Domain and registrar security are even weaker
ICOrating also examined exchange security at the registrar and domain level, an area that often receives less public attention but can be crucial in preventing phishing and infrastructure attacks. The report looked at whether exchanges used protections such as registry lock, which can help block unauthorized changes to domain registration records, and DNSSEC, which is designed to reduce the risk of DNS cache poisoning.
The results were especially poor in this category. Just 2% of exchanges used registry lock, and only 10% had implemented DNSSEC. Overall, only 4% of exchanges were found to follow best practice in four out of five domain-security areas. These figures indicate that while exchanges may focus on wallet management and user authentication, many still underinvest in protecting the web infrastructure that users rely on to access the platform in the first place.
This matters because attacks on DNS and domain systems can redirect users to malicious websites, opening the door to credential theft and unauthorized withdrawals. The report noted that such techniques have previously been used against crypto-related services, making weak domain security a meaningful concern rather than a theoretical one.
Coinbase leads, but no exchange reached 90 points
To provide a broader comparative view, ICOrating published an aggregate security ranking for all 100 exchanges in the study. No platform scored 90 out of 100 or higher, suggesting that even the best-performing exchanges still had room to improve.
Coinbase ranked first with a score of 89, making it the highest-rated exchange in the report. Kraken followed with 80, while Bitmex and Gopax shared third place at 78. Other exchanges specifically noted in the rankings included Cobinhood in 8th place, Ethfinex in 12th, Bittrex in 13th, and Binance in 17th.

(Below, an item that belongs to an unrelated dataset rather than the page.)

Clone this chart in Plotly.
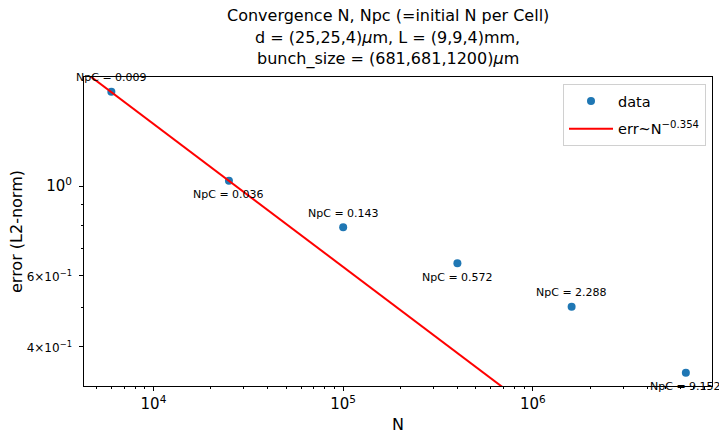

At the lower end of the table, Okcoin.cn ranked last with a score of 15. Other weak performers mentioned in the report included Mercatox at 25, Zaif at 29, and Bithumb at 34. The spread between top-ranked and bottom-ranked platforms illustrates how uneven security implementation remains across the exchange market.
A useful snapshot, not a full audit
ICOrating described the study as a detailed look at exchange security practices, but the report also has clear limits. It did not attempt to assess every protective measure that could affect platform safety. For example, it did not cover features such as dynamic IP verification, withdrawal confirmation controls, or other operational safeguards that may materially affect overall risk.
That distinction is important. A lower score in the report does not necessarily capture every internal control an exchange may use, just as a higher score does not mean a platform is immune from attack. Instead, the ranking serves as a snapshot of visible and testable security practices across a broad sample of exchanges.
Even with those limitations, the findings point to a larger industry issue: security messaging often exceeds actual implementation. Many exchanges publicly emphasize trust and protection, yet basic measures such as password enforcement, email verification, 2FA availability, and domain hardening are still missing or inconsistently applied on a significant number of platforms.
Why the findings matter for the industry
The report arrives in the context of a crypto market that has matured considerably since Bitcoin’s early years, but one where exchange hacks continue to shape user behavior and regulatory scrutiny. Security failures at centralized trading venues can affect not only direct customers but also broader market confidence, especially when losses are large or recovery is uncertain.
For traders, the takeaway is straightforward: platform selection should involve more than liquidity and listed assets. Visible security controls still matter, and the absence of simple defenses can be an early warning sign. For exchanges, the message is equally clear. As competition increases and users become more selective, weak cybersecurity practices are no longer just an internal risk—they are a reputational liability.
Ultimately, the report suggests that the crypto exchange industry has made progress, but not enough. Years after some of the sector’s most damaging breaches, a large share of platforms still appears vulnerable in areas where stronger protection should already be standard practice.